**Goal of the exercise**
Scan the material for the word "diagram", and copy each line where it shows up.

**Records with drawing code**
========================================================================
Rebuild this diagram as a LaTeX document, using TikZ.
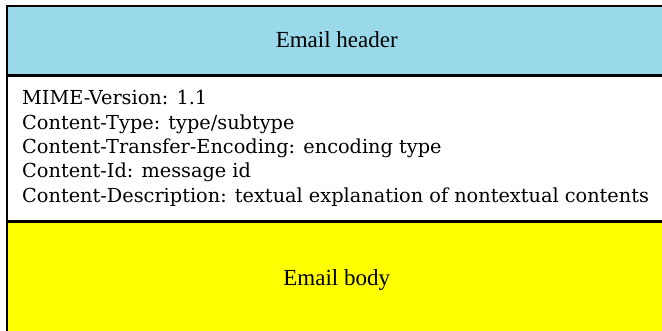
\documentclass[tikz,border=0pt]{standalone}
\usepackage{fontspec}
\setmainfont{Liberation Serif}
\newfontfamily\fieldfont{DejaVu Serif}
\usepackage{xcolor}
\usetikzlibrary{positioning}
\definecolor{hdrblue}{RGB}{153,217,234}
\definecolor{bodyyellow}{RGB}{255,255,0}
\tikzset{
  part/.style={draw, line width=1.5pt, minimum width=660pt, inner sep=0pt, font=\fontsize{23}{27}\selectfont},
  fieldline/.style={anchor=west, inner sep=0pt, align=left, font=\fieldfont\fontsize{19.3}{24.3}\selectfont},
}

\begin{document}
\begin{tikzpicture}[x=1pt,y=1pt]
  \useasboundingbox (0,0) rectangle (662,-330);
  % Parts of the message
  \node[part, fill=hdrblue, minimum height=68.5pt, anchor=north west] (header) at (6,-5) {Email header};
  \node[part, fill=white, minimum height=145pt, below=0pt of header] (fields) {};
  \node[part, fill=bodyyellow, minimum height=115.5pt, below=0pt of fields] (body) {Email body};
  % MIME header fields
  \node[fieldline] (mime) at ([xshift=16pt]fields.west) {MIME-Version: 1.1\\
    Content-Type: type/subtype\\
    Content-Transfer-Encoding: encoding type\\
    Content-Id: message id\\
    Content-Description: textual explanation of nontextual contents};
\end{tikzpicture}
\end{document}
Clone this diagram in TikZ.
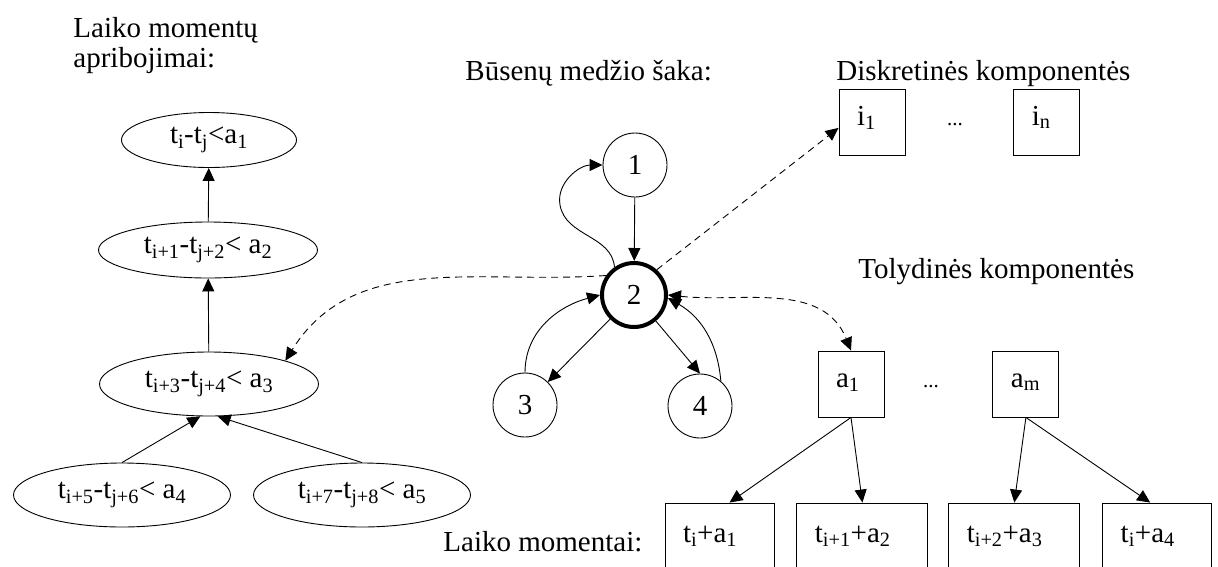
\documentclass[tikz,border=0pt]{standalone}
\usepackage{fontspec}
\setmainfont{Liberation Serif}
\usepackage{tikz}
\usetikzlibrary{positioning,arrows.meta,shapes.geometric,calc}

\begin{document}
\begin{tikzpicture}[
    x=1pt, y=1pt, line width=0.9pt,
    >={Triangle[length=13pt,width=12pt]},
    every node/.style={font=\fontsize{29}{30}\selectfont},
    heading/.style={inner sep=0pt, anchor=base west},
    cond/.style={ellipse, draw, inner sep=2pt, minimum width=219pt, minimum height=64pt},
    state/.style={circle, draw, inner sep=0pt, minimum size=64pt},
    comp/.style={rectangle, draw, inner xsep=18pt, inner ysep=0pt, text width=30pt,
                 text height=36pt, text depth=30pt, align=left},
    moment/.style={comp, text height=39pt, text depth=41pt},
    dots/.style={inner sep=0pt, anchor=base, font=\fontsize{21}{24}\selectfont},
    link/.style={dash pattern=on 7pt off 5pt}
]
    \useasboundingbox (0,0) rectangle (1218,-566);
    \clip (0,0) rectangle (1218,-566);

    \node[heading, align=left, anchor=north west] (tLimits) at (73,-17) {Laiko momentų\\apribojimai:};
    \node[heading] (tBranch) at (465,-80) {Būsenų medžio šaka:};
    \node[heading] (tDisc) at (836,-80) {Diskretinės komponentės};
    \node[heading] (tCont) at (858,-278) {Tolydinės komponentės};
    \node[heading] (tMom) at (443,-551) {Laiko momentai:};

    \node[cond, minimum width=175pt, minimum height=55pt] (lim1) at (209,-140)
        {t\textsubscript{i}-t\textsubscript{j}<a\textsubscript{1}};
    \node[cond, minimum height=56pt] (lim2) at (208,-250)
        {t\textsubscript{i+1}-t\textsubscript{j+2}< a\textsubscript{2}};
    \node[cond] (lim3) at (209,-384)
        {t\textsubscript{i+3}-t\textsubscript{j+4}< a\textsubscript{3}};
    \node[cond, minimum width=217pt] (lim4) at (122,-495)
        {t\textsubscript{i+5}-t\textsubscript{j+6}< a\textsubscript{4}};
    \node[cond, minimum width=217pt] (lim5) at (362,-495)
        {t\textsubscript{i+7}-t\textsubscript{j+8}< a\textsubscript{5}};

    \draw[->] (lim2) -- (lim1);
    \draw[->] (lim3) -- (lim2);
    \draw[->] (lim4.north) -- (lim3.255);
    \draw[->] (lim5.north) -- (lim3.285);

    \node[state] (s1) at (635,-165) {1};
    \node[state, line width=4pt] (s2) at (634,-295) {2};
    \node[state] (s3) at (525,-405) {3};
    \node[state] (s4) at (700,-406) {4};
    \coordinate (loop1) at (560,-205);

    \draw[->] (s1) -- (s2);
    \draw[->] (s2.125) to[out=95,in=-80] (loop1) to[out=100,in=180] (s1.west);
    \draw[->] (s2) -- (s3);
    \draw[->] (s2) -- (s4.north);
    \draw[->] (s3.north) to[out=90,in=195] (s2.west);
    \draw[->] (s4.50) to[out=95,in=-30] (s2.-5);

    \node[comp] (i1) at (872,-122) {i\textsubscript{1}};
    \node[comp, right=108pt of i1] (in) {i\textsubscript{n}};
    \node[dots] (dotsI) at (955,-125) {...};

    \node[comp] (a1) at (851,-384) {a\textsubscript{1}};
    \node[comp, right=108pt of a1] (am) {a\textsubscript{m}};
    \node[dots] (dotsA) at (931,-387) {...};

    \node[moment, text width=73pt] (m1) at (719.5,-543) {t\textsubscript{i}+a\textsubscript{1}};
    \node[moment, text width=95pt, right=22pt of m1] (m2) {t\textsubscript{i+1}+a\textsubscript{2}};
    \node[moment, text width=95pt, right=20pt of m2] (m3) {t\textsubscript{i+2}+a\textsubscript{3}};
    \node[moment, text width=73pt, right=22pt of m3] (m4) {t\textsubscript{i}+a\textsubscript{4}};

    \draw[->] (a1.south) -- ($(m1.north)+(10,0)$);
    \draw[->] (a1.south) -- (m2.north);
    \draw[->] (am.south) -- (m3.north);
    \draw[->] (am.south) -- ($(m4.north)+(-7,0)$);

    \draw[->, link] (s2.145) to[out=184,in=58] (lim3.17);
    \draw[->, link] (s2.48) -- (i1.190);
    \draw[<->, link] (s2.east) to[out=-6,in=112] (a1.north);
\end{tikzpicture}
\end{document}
========================================================================
**Answer to the exercise**
Rebuild this diagram as a LaTeX document, using TikZ.
Clone this diagram in TikZ.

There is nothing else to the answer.